At that same point, in school, I was having a lot of administrators, teachers and my parents directing my life. I didn't often have much choice in matters of approach in dealing with my education. It was something I fought until I realized I couldn't win a one-woman battle against the masses. So I submitted, learned not to question much, and just behaved my good, little self rather than rocking the boat unnecessarily.

Slowly over the years I was given more and more freedoms and independence back. But by that time I was more comfortable letting other people make all the decisions for me and didn't think I should actually trust myself to know what the right thing was for me and my life.

Then, by the time I reached college, I was handling things well enough that nobody questioned my abilities to handle myself. I didn't even question it much. I just knew it felt mighty awkward.

Then, as if my insecurities about starting college and having total control over my life again wasn't troubling me enough, I had real angst once I reached my ultimate swimming goals in 2000. I ended up quitting. I was just as scared as ever of the added changes it would bring into my life, but I also knew I couldn't continue torturing myself either.

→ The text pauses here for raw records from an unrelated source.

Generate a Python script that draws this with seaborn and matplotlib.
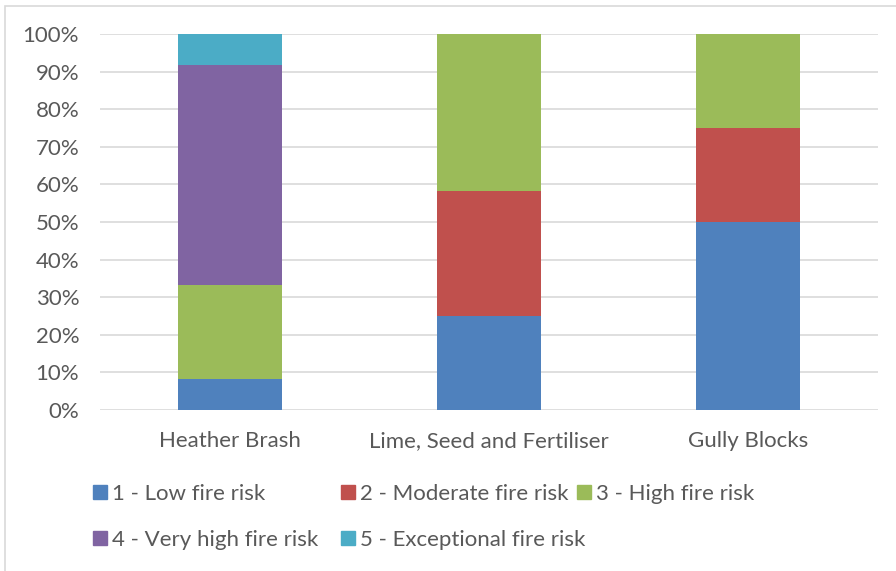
import matplotlib
matplotlib.use("Agg")
import matplotlib.pyplot as plt
import matplotlib.patches as mpatches
import seaborn as sns
import pandas as pd
import numpy as np

# share of sites per fire-risk class (%)
categories = ["Heather Brash", "Lime, Seed and Fertiliser", "Gully Blocks"]
risk_labels = ["1 - Low fire risk", "2 - Moderate fire risk", "3 - High fire risk",
               "4 - Very high fire risk", "5 - Exceptional fire risk"]
low = [8.33, 25.0, 50.0]
moderate = [0.0, 33.33, 25.0]
high = [25.0, 41.67, 25.0]
very_high = [58.33, 0.0, 0.0]
exceptional = [8.34, 0.0, 0.0]

colors = ["#4F81BD", "#C0504D", "#9BBB59", "#8064A2", "#4BACC6"]

df = pd.DataFrame({"category": categories, risk_labels[0]: low, risk_labels[1]: moderate,
                   risk_labels[2]: high, risk_labels[3]: very_high, risk_labels[4]: exceptional})
cum = df[risk_labels].cumsum(axis=1)

sns.set_style("white")
plt.rcParams["font.family"] = ["Lato", "DejaVu Sans"]

fig = plt.figure(figsize=(8.96, 5.71), dpi=100)
ax = fig.add_axes([100 / 896, 1 - 410 / 571, 778 / 896, 376 / 571])

# draw cumulative tops first so lower segments sit on top
for lab, col in reversed(list(zip(risk_labels, colors))):
    sns.barplot(x=df["category"], y=cum[lab], color=col, width=0.4, ax=ax,
                saturation=1, zorder=3, linewidth=0)

ax.set_ylim(0, 100)
ax.set_xlim(-0.5, 2.5)
ax.set_yticks(np.arange(0, 101, 10))
ax.set_yticklabels([f"{v}%" for v in range(0, 101, 10)])
ax.yaxis.grid(True, color="#D9D9D9", linewidth=1.2, zorder=0)
ax.set_axisbelow(True)
for s in ax.spines.values():
    s.set_visible(False)
ax.set_xlabel("")
ax.set_ylabel("")
ax.tick_params(axis="both", length=0, labelsize=16, colors="#595959")
ax.tick_params(axis="y", pad=15)
ax.tick_params(axis="x", pad=15)

# legend entries placed like the Excel layout
pos = [(93, 494), (341, 494), (577, 494), (93, 540), (341, 540)]
for lab, col, (px, py) in zip(risk_labels, colors, pos):
    h = mpatches.Patch(color=col, label=lab)
    fig.legend(handles=[h], loc="center left", bbox_to_anchor=(px / 896, 1 - py / 571),
               frameon=False, fontsize=16, handlelength=0.62, handleheight=0.62,
               handletextpad=0.25, borderpad=0, borderaxespad=0, labelcolor="#595959")

# chart area border (left and top visible)
fig.patches.append(mpatches.Rectangle((5 / 896, -0.1), 1.2, 1 - 5.5 / 571 + 0.1,
                                      transform=fig.transFigure, fill=False,
                                      edgecolor="#D9D9D9", linewidth=1.2))

fig.savefig("out.png", dpi=100)
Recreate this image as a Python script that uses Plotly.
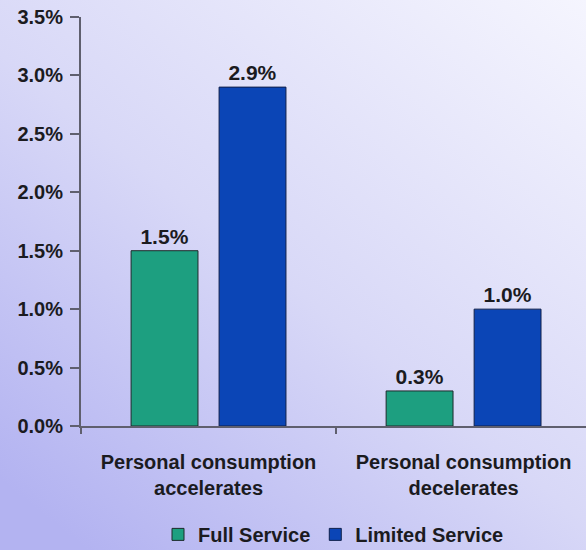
import base64
import plotly.graph_objects as go

# Scenario categories and growth values (percent)
categories = ["Personal consumption<br>accelerates", "Personal consumption<br>decelerates"]
full_service = [1.5, 0.3]
limited_service = [2.9, 1.0]
y_ticks = [0.0, 0.5, 1.0, 1.5, 2.0, 2.5, 3.0, 3.5]
y_tick_text = [f"{v:.1f}%" for v in y_ticks]

FONT = "Liberation Sans, Arial, Helvetica, sans-serif"
TEXT_COLOR = "#1b1b1f"
AXIS_COLOR = "#5f5f6e"

# Soft lavender diagonal gradient used as the page background
svg = (
    '<svg xmlns="http://www.w3.org/2000/svg" width="586" height="550" preserveAspectRatio="none">'
    '<defs><linearGradient id="g" x1="1" y1="0" x2="0.15" y2="1">'
    '<stop offset="0" stop-color="#f5f5fe"/>'
    '<stop offset="0.55" stop-color="#d8d8f7"/>'
    '<stop offset="1" stop-color="#b3b3f1"/>'
    '</linearGradient></defs>'
    '<rect width="586" height="550" fill="url(#g)"/></svg>'
)
bg_uri = "data:image/svg+xml;base64," + base64.b64encode(svg.encode()).decode()

L, R, T, B = 81, 0, 17, 124
W, H = 586, 550
pw, ph = W - L - R, H - T - B

label_font = dict(family=FONT, size=21, color=TEXT_COLOR, weight="bold")

fig = go.Figure()
fig.add_trace(go.Bar(
    name="Full Service", x=categories, y=full_service,
    marker=dict(color="#1d9f80", line=dict(color="#1c2a2a", width=1)),
    texttemplate="%{y:.1f}%", textposition="outside",
    textfont=label_font, cliponaxis=False,
))
fig.add_trace(go.Bar(
    name="Limited Service", x=categories, y=limited_service,
    marker=dict(color="#0b45b6", line=dict(color="#10204a", width=1)),
    texttemplate="%{y:.1f}%", textposition="outside",
    textfont=label_font, cliponaxis=False,
))

fig.update_layout(
    width=W, height=H,
    margin=dict(l=L, r=R, t=T, b=B, autoexpand=False),
    barmode="group", bargap=0.31, bargroupgap=0.24,
    paper_bgcolor="#d6d6f7", plot_bgcolor="rgba(0,0,0,0)",
    font=dict(family=FONT, color=TEXT_COLOR, size=15),
    images=[dict(
        source=bg_uri, xref="paper", yref="paper",
        x=-L / pw, y=1 + T / ph, sizex=W / pw, sizey=H / ph,
        xanchor="left", yanchor="top", sizing="stretch", layer="below",
    )],
    xaxis=dict(
        range=[-0.5, 1.48], showline=True, linecolor=AXIS_COLOR, linewidth=2,
        ticks="outside", tickson="boundaries", ticklen=6, tickwidth=2,
        tickcolor=AXIS_COLOR, showgrid=False, ticklabelstandoff=17,
        automargin=False,
        tickfont=dict(family=FONT, size=20, color=TEXT_COLOR, weight="bold"),
    ),
    yaxis=dict(
        range=[0, 3.5], tickmode="array", tickvals=y_ticks, ticktext=y_tick_text,
        showline=True, linecolor=AXIS_COLOR, linewidth=2,
        ticks="outside", ticklen=9, tickwidth=2, tickcolor=AXIS_COLOR,
        showgrid=False, zeroline=False, ticklabelstandoff=3, automargin=False,
        tickfont=dict(family=FONT, size=20, color=TEXT_COLOR, weight="bold"),
    ),
    legend=dict(
        orientation="h", x=0.5, xanchor="center", y=-0.265, yanchor="middle",
        font=dict(family=FONT, size=20, color=TEXT_COLOR, weight="bold"),
        bgcolor="rgba(0,0,0,0)", itemwidth=30,
    ),
    showlegend=True,
)

fig.write_html("out.html")
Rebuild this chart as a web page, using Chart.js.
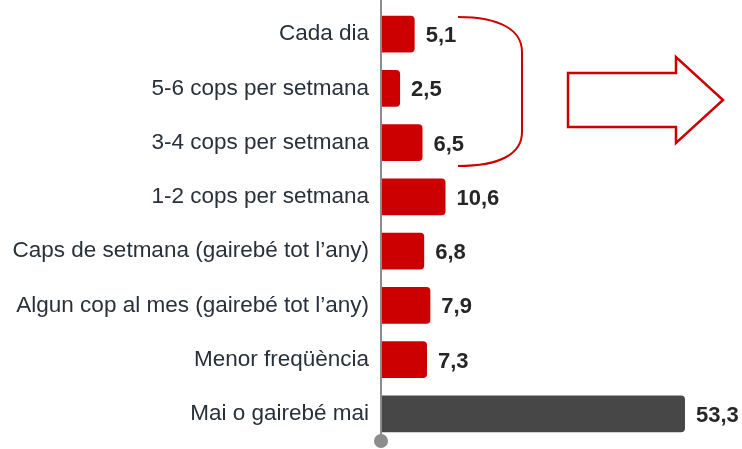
<!DOCTYPE html>
<html>
<head>
<meta charset="utf-8">
<script src="https://cdn.jsdelivr.net/npm/chart.js@4"></script>
<style>
  html, body { margin: 0; padding: 0; background: #fff; overflow: hidden; }
</style>
</head>
<body>
<canvas id="barChart" width="742" height="449"></canvas>
<script>
const categories = [
  "Cada dia",
  "5-6 cops per setmana",
  "3-4 cops per setmana",
  "1-2 cops per setmana",
  "Caps de setmana (gairebé tot l’any)",
  "Algun cop al mes (gairebé tot l’any)",
  "Menor freqüència",
  "Mai o gairebé mai",
];
const values = [5.1, 2.5, 6.5, 10.6, 6.8, 7.9, 7.3, 53.3];
const barColors = ["#cc0000", "#cc0000", "#cc0000", "#cc0000", "#cc0000", "#cc0000", "#cc0000", "#474747"];

const ctx = document.getElementById("barChart");

// value labels, axis line + dot, bracket and arrow
const extras = {
  id: "extras",
  afterDatasetsDraw(chart) {
    const c = chart.ctx;
    const area = chart.chartArea;
    const meta = chart.getDatasetMeta(0);

    c.save();
    c.font = "bold 22px 'Liberation Sans', Arial, sans-serif";
    c.fillStyle = "#262626";
    c.textAlign = "left";
    c.textBaseline = "middle";
    meta.data.forEach((bar, i) => {
      c.fillText(values[i].toFixed(1).replace(".", ","), bar.x + 11, bar.y + 2);
    });

    // axis line
    c.strokeStyle = "#8c8c8c";
    c.lineWidth = 2;
    c.beginPath();
    c.moveTo(area.left, 0);
    c.lineTo(area.left, area.bottom);
    c.stroke();
    c.fillStyle = "#8c8c8c";
    c.beginPath();
    c.arc(area.left, area.bottom, 7, 0, Math.PI * 2);
    c.fill();

    // bracket
    c.strokeStyle = "#cc0000";
    c.lineWidth = 2;
    c.beginPath();
    c.moveTo(458, 17);
    c.bezierCurveTo(500, 17, 522, 30, 522, 52);
    c.lineTo(522, 132);
    c.bezierCurveTo(522, 154, 500, 166, 458, 166);
    c.stroke();

    // arrow
    c.lineWidth = 2.5;
    c.beginPath();
    c.moveTo(568, 73);
    c.lineTo(676, 73);
    c.lineTo(676, 57);
    c.lineTo(723, 100);
    c.lineTo(676, 143);
    c.lineTo(676, 127);
    c.lineTo(568, 127);
    c.closePath();
    c.stroke();
    c.restore();
  },
};

new Chart(ctx, {
  type: "bar",
  data: {
    labels: categories,
    datasets: [
      {
        data: values,
        base: -0.9,
        backgroundColor: barColors,
        borderRadius: 4,
        borderSkipped: "start",
        barPercentage: 0.68,
        categoryPercentage: 1,
      },
    ],
  },
  options: {
    indexAxis: "y",
    responsive: false,
    animation: false,
    layout: { padding: { top: 7, bottom: 8, right: 20, left: 0 } },
    plugins: {
      legend: { display: false },
      tooltip: { enabled: false },
    },
    scales: {
      x: {
        display: false,
        min: -0.9,
        max: 59.9,
      },
      y: {
        afterFit: (scale) => {
          scale.width = 381;
          scale.paddingTop = 0;
          scale.paddingBottom = 0;
        },
        grid: { display: false, drawTicks: false },
        border: { display: false },
        ticks: {
          padding: 12,
          color: "#28303a",
          font: { family: "'Liberation Sans', Arial, sans-serif", size: 22.5 },
        },
      },
    },
  },
  plugins: [extras],
});
</script>
</body>
</html>
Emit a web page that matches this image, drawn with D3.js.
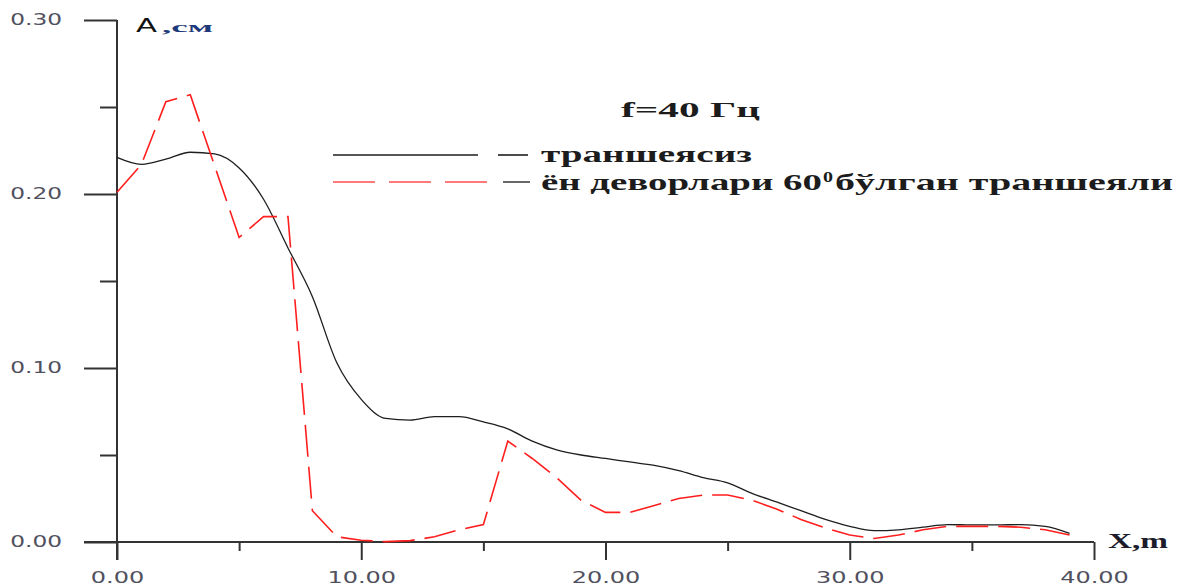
<!DOCTYPE html>
<html>
<head>
<meta charset="utf-8">
<script src="https://cdn.jsdelivr.net/npm/d3@7"></script>
<style>
  html, body { margin: 0; padding: 0; background: #fff; }
  svg { display: block; }
</style>
</head>
<body>
<svg id="chart" width="1181" height="586"></svg>
<script>
// Distance along the surface, m
const distance = [0, 1, 2, 3, 4, 5, 6, 7, 8, 9, 10, 11, 12, 13, 14, 15, 16, 17, 18, 19,
                  20, 21, 22, 23, 24, 25, 26, 27, 28, 29, 30, 31, 32, 33, 34, 35, 36, 37, 38, 39];

// Vibration amplitude without a trench, cm
const ampNoTrench = [0.221, 0.217, 0.220, 0.224, 0.223, 0.215, 0.197, 0.169, 0.141, 0.103,
                     0.082, 0.071, 0.070, 0.072, 0.072, 0.069, 0.065, 0.058, 0.053, 0.050,
                     0.048, 0.046, 0.044, 0.041, 0.037, 0.034, 0.028, 0.023, 0.018, 0.013,
                     0.009, 0.0065, 0.007, 0.0085, 0.010, 0.0098, 0.0098, 0.010, 0.009, 0.005];

// Vibration amplitude with a trench whose side walls are at 60°, cm
const ampTrench60 = [0.201, 0.217, 0.253, 0.257, 0.216, 0.175, 0.187, 0.187, 0.018, 0.003,
                     0.001, 0.0002, 0.0008, 0.003, 0.007, 0.010, 0.058, 0.048, 0.037, 0.024,
                     0.017, 0.017, 0.021, 0.025, 0.027, 0.027, 0.024, 0.019, 0.013, 0.008,
                     0.004, 0.002, 0.004, 0.007, 0.009, 0.009, 0.009, 0.0085, 0.007, 0.004];

const xMajorTicks = [0, 10, 20, 30, 40];
const xMinorTicks = [5, 15, 25, 35];
const yMajorTicks = [0, 0.1, 0.2, 0.3];
const yMinorTicks = [0.05, 0.15, 0.25];

const titleText = "f=40 Гц";
const yAxisName = "A";
const yAxisUnit = ",см";
const xAxisName = "X,m";
const legendNames = ["траншеясиз", "ён деворлари 60", "0", "бўлган траншеяли"];

const svg = d3.select("#chart");
const x = d3.scaleLinear().domain([0, 40]).range([117, 1094]);
const y = d3.scaleLinear().domain([0, 0.3]).range([542, 20]);

const axisColor = "#333";
const tickFont = "'DejaVu Sans', Verdana, sans-serif";
const serif = "'Liberation Serif', 'Times New Roman', serif";

// Stretch a text element horizontally by a factor of its natural width
function widen(sel, factor) {
  sel.each(function () {
    const w = this.getComputedTextLength();
    d3.select(this).attr("textLength", w * factor).attr("lengthAdjust", "spacingAndGlyphs");
  });
}
// Fit a text element to an exact width
function fit(sel, width) {
  sel.attr("textLength", width).attr("lengthAdjust", "spacingAndGlyphs");
}

// ---- X axis ----
const gx = svg.append("g").attr("transform", `translate(0,${y(0)})`);
gx.call(d3.axisBottom(x).tickValues(xMinorTicks).tickSize(9).tickFormat(""))
  .call(g => g.select(".domain").remove());
const gxMajor = svg.append("g").attr("transform", `translate(0,${y(0)})`)
  .call(d3.axisBottom(x).tickValues(xMajorTicks).tickSize(18).tickPadding(12).tickFormat(d3.format(".2f")))
  .call(g => g.select(".domain").remove());
svg.selectAll("g .tick line").attr("stroke", axisColor).attr("stroke-width", 2);
gxMajor.selectAll("text")
  .attr("font-family", tickFont).attr("font-size", 15).attr("fill", "#50505e")
  .call(widen, 1.6);

// ---- Y axis ----
svg.append("g").attr("transform", `translate(${x(0)},0)`)
  .call(d3.axisLeft(y).tickValues(yMinorTicks).tickSize(17).tickFormat(""))
  .call(g => g.select(".domain").remove())
  .selectAll("line").attr("stroke", axisColor).attr("stroke-width", 2);
const gyMajor = svg.append("g").attr("transform", `translate(${x(0)},0)`)
  .call(d3.axisLeft(y).tickValues(yMajorTicks).tickSize(33).tickPadding(22).tickFormat(d3.format(".2f")))
  .call(g => g.select(".domain").remove());
gyMajor.selectAll("line").attr("stroke", axisColor).attr("stroke-width", 2);
gyMajor.selectAll("text")
  .attr("font-family", tickFont).attr("font-size", 15).attr("fill", "#50505e")
  .call(widen, 1.55);

// Axis lines
svg.append("line").attr("x1", x(0) - 33).attr("x2", x(40)).attr("y1", y(0)).attr("y2", y(0))
  .attr("stroke", axisColor).attr("stroke-width", 2);
svg.append("line").attr("x1", x(0)).attr("x2", x(0)).attr("y1", y(0.3)).attr("y2", y(0) + 18)
  .attr("stroke", axisColor).attr("stroke-width", 2);

// ---- Curves ----
const pts = vals => distance.map((d, i) => [d, vals[i]]);
const smoothLine = d3.line().x(d => x(d[0])).y(d => y(d[1])).curve(d3.curveMonotoneX);
const polyLine = d3.line().x(d => x(d[0])).y(d => y(d[1]));

svg.append("path").datum(pts(ampNoTrench))
  .attr("d", smoothLine).attr("fill", "none")
  .attr("stroke", "#1e1e1e").attr("stroke-width", 1.3).attr("stroke-linejoin", "round");

svg.append("path").datum(pts(ampTrench60))
  .attr("d", polyLine).attr("fill", "none")
  .attr("stroke", "#ff1e1e").attr("stroke-width", 1.6)
  .attr("stroke-dasharray", "32,10");

// ---- Axis names ----
svg.append("text").attr("x", 136).attr("y", 32)
  .attr("font-family", tickFont).attr("font-size", 19).attr("fill", "#111")
  .text(yAxisName).call(fit, 21);
svg.append("text").attr("x", 162).attr("y", 32)
  .attr("font-family", serif).attr("font-weight", "bold").attr("font-size", 15).attr("fill", "#1f3a7a")
  .text(yAxisUnit).call(fit, 51);
svg.append("text").attr("x", 1108).attr("y", 548)
  .attr("font-family", serif).attr("font-weight", "bold").attr("font-size", 20).attr("fill", "#1c1c2c")
  .text(xAxisName).call(fit, 60);

// ---- Title ----
svg.append("text").attr("x", 621).attr("y", 117)
  .attr("font-family", serif).attr("font-weight", "bold").attr("font-size", 22).attr("fill", "#1c1c1c")
  .text(titleText).call(fit, 139);

// ---- Legend ----
const lg = svg.append("g");
lg.append("line").attr("x1", 333).attr("x2", 478).attr("y1", 155).attr("y2", 155)
  .attr("stroke", "#1e1e1e").attr("stroke-width", 1.6);
lg.append("line").attr("x1", 498).attr("x2", 528).attr("y1", 155).attr("y2", 155)
  .attr("stroke", "#1e1e1e").attr("stroke-width", 1.6);
lg.append("line").attr("x1", 333).attr("x2", 488).attr("y1", 182).attr("y2", 182)
  .attr("stroke", "#ff5050").attr("stroke-width", 1.6).attr("stroke-dasharray", "42,14");
lg.append("line").attr("x1", 503).attr("x2", 530).attr("y1", 182).attr("y2", 182)
  .attr("stroke", "#444").attr("stroke-width", 1.6);

const legendText = (tx, ty, s, w, size) =>
  lg.append("text").attr("x", tx).attr("y", ty)
    .attr("font-family", serif).attr("font-weight", "bold").attr("font-size", size).attr("fill", "#1c1c1c")
    .text(s).call(fit, w);
legendText(541, 162, legendNames[0], 211, 24);
legendText(541, 190, legendNames[1], 281, 24);
legendText(823, 182, legendNames[2], 10, 14);
legendText(835, 190, legendNames[3], 338, 24);
</script>
</body>
</html>
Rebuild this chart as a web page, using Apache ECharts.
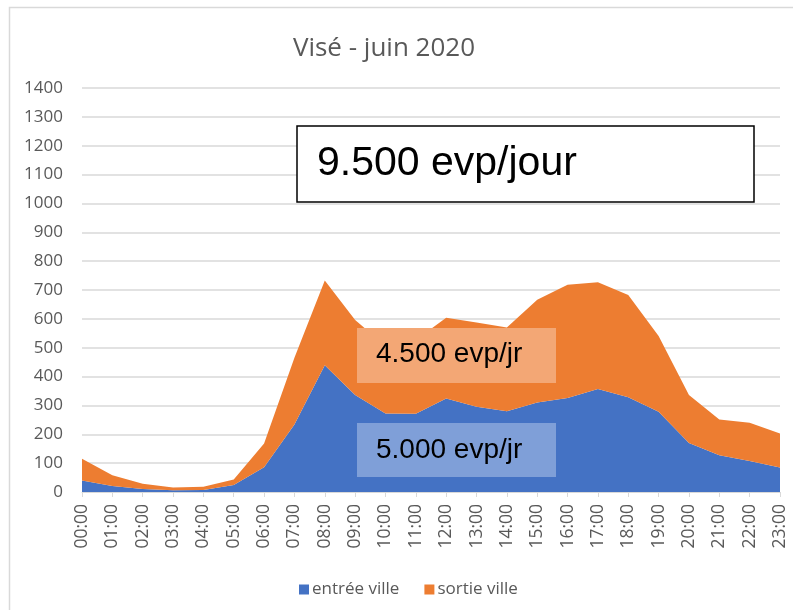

I did obviously have a basic goal of finishing college at that point, but apathy really had set in. I hung on to that goal with the few strands that were left inside of me to hang on with. I just didn't have a clue what I was aiming for after that and that made me feel really unsure of myself.

I passed up the opportunity to do my internship after graduation, which would have given me the title of "registered dietitian." I just felt total apathy toward everything. I really didn't have any idea if I even wanted to become a dietitian anyway. It didn't feel right to me. The uncertainty and not having anyone to tell me what to do next depressed me even more.

Being stuck between a rock and a hard place was a pretty accurate description of where I felt I was in that period of my life. I wanted to embrace some kind of change, but at the same time I didn't know how to. In a way, I was still waiting for school administration, teachers and the parental unit to step in and give me all the answers.

I realized that wasn't going to happen, so goal-

setting became my obsession, but there was a drastic difference between knowing that path and walking it. I learned so much about goal-setting I could have given an excellent presentation to anyone who might have been wondering about the subject. But I just wasn't figuring out how to actually incorporate the knowledge into my own life.

Where I failed was in doubting myself. And my fear of change didn't help anything either. It wasn't even about failing to set goals; rather it's that my fears blinded me from being able to reach out and grab hold of any one of those goals that dangled out in front of me.

About two years ago, however, I grabbed onto the goal of becoming a doctor. It hasn't meant I've stopped questioning in life. I haven't stopped searching for what else might be out there for me to grab hold of on my way to my professional goal, though. And I certainly grab hold of every experience and new skill, continually building on what I know and what I'm capable of. Never settling on anything as the final product or final answer if it's not 100 percent in line with the big intent I've set for myself in life.

The two biggest hurdles for anyone on the journey, I believe, are, first, living for others or living for recognition. That only tends to tangle one's intent in other people's intents or one's own ego. Secondly, it's failing to act in the face of the questioning. Questioning inevitably bombards anyone willing enough to pursue life, rather than just settling for the status quo.

Some people go to the end of the road pursuing their goals. Others stop at various points along the way. Neither way is wrong, as long as where we stop is where we perceive the endpoint needs to be in our own pursuit of our life purpose and big intent.

Kate Pavlacka, a graduate of the State University College at Oneonta, has been totally blind for 11 years.